Instructions to follow.
Write out again, exactly as they appear, the lines from the line with "Reproduce this diagram with TikZ." through the line with "(10,10) -- (10,832);". Do not include any pictures.

Records with drawing code
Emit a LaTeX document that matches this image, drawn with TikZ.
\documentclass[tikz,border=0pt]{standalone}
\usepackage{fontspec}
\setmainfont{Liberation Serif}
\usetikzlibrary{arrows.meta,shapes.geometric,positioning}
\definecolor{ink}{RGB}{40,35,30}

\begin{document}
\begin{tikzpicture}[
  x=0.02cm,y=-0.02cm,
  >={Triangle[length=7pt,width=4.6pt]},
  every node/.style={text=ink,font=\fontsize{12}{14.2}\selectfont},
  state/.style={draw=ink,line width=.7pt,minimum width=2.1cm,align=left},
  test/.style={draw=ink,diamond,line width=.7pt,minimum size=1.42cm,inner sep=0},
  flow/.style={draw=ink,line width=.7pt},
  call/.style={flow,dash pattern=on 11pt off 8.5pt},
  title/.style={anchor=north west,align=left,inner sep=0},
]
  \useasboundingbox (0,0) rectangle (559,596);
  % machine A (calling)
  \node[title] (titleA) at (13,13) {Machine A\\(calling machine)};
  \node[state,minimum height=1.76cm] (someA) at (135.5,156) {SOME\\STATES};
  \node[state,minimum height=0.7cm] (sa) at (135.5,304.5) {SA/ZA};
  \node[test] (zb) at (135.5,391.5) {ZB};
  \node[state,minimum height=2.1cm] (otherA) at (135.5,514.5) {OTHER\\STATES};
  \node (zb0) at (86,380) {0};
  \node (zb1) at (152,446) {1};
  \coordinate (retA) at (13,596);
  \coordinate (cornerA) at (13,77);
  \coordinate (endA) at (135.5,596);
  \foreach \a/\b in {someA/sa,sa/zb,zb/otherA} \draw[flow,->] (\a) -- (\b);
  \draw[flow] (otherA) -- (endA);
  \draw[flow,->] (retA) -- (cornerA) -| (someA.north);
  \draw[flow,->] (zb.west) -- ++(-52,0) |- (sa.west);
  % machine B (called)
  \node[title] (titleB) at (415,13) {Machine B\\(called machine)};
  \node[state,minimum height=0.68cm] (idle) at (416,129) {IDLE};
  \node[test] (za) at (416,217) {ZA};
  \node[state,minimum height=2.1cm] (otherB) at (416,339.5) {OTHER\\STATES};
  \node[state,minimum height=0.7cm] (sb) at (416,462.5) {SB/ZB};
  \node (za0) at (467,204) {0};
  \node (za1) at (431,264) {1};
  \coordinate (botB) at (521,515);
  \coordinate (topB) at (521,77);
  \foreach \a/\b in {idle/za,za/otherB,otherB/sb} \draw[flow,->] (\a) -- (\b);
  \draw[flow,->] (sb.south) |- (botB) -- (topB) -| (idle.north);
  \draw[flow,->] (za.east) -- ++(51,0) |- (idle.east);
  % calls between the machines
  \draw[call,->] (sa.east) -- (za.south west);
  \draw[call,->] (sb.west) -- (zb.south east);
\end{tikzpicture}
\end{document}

...

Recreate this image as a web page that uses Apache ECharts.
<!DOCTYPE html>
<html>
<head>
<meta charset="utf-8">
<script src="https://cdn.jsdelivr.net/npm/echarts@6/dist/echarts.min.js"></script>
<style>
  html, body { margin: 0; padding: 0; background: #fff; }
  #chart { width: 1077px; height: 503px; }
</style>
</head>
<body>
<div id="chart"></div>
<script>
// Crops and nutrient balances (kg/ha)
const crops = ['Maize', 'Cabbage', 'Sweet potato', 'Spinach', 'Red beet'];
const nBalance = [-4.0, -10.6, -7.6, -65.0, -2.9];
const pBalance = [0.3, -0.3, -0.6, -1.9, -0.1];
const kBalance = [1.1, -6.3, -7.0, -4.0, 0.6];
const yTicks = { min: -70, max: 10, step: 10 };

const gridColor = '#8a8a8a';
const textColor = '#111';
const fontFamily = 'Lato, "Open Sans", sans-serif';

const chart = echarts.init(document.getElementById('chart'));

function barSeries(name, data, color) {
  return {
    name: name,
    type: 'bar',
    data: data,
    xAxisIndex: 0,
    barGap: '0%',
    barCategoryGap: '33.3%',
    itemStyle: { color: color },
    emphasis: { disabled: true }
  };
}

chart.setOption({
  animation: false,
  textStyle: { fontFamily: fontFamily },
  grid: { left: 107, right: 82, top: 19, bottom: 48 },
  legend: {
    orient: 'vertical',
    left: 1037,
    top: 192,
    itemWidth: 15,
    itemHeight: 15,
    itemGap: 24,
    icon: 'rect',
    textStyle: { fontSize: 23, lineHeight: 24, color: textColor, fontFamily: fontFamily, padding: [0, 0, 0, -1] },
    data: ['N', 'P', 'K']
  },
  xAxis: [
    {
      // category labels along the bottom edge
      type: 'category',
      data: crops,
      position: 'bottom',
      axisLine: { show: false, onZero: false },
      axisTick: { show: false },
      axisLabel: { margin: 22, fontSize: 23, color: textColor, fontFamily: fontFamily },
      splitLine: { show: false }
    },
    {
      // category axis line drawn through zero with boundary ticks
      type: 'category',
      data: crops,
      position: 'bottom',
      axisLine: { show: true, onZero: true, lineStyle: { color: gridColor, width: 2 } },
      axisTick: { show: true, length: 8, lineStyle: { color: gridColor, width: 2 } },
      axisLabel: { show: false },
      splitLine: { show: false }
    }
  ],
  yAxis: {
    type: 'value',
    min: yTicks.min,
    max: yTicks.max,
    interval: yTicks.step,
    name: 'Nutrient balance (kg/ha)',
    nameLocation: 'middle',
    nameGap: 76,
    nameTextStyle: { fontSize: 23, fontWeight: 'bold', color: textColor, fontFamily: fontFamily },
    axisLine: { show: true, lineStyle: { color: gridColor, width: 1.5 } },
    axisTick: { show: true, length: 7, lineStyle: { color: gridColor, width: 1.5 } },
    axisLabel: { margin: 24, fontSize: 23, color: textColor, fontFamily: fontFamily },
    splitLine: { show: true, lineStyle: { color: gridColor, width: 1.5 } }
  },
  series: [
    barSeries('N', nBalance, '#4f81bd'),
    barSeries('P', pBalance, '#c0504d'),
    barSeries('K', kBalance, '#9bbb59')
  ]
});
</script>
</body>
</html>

...

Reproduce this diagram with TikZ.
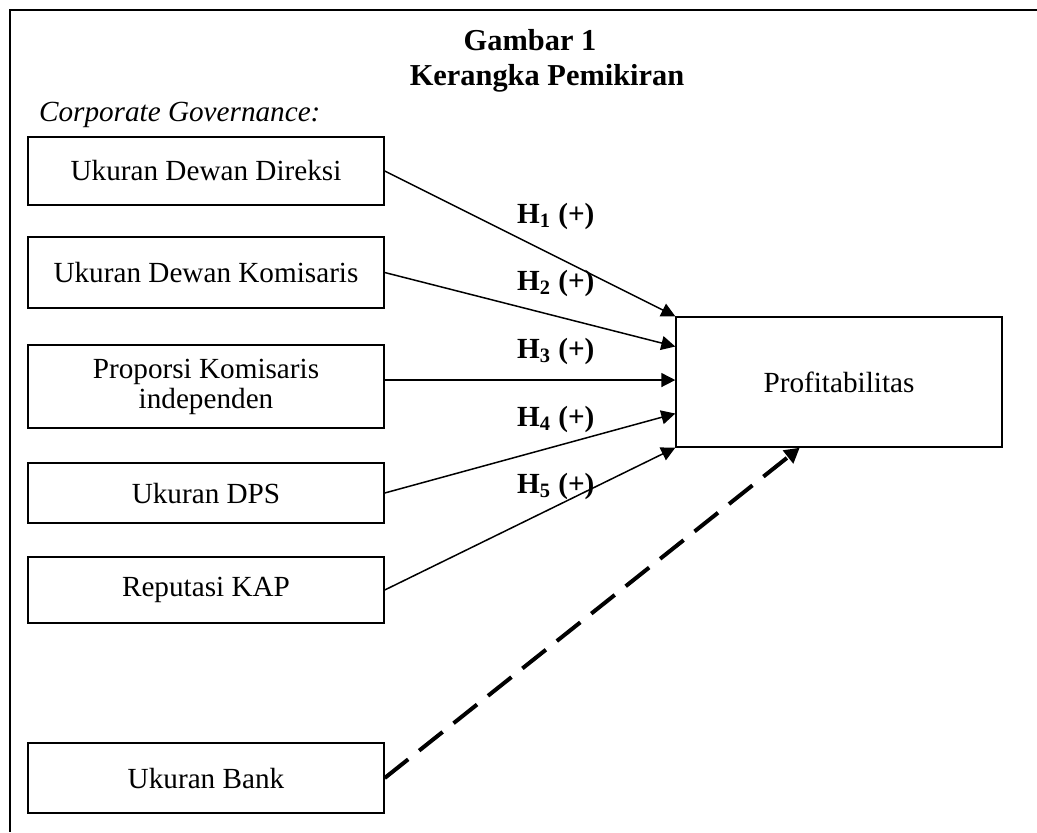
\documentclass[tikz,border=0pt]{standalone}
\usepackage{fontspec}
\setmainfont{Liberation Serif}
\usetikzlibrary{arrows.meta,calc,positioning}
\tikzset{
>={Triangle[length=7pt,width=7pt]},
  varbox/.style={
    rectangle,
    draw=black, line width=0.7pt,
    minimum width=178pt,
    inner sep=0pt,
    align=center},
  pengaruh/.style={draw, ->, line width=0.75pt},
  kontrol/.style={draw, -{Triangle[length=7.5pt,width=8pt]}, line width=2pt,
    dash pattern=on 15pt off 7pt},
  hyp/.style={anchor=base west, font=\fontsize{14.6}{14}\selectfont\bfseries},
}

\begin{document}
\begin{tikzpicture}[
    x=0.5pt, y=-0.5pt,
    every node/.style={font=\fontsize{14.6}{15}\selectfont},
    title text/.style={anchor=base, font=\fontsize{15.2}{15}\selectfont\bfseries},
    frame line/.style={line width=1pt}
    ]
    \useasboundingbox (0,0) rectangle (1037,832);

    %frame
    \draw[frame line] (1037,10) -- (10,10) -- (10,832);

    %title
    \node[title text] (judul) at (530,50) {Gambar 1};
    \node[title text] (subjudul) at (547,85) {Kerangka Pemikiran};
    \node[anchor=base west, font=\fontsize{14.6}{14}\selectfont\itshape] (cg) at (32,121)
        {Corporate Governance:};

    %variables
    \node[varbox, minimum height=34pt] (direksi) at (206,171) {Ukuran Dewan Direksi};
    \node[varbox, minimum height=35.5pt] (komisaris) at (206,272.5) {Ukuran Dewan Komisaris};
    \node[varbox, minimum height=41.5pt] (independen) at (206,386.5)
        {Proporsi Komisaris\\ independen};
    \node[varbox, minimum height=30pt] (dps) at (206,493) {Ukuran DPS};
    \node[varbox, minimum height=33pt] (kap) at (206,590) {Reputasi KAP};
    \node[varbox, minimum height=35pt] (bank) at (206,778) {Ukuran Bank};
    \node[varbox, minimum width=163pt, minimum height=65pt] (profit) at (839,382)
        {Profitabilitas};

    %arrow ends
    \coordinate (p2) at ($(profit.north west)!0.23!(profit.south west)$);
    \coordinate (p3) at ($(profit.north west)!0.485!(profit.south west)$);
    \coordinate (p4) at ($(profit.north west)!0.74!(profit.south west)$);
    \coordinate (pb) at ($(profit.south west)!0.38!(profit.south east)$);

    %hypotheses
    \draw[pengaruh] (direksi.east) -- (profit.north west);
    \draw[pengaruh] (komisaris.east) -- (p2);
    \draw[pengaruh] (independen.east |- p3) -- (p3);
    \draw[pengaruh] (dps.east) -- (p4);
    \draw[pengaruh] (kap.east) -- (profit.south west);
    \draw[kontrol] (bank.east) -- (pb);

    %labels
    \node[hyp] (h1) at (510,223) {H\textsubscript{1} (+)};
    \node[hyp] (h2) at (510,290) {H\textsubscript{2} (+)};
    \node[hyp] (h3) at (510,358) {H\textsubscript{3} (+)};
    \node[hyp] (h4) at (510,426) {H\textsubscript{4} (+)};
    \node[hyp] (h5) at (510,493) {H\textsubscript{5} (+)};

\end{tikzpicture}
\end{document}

Exercise result.
Reproduce this diagram with TikZ.
\documentclass[tikz,border=0pt]{standalone}
\usepackage{fontspec}
\setmainfont{Liberation Serif}
\usetikzlibrary{arrows.meta,calc,positioning}
\tikzset{
>={Triangle[length=7pt,width=7pt]},
  varbox/.style={
    rectangle,
    draw=black, line width=0.7pt,
    minimum width=178pt,
    inner sep=0pt,
    align=center},
  pengaruh/.style={draw, ->, line width=0.75pt},
  kontrol/.style={draw, -{Triangle[length=7.5pt,width=8pt]}, line width=2pt,
    dash pattern=on 15pt off 7pt},
  hyp/.style={anchor=base west, font=\fontsize{14.6}{14}\selectfont\bfseries},
}

\begin{document}
\begin{tikzpicture}[
    x=0.5pt, y=-0.5pt,
    every node/.style={font=\fontsize{14.6}{15}\selectfont},
    title text/.style={anchor=base, font=\fontsize{15.2}{15}\selectfont\bfseries},
    frame line/.style={line width=1pt}
    ]
    \useasboundingbox (0,0) rectangle (1037,832);

    %frame
    \draw[frame line] (1037,10) -- (10,10) -- (10,832);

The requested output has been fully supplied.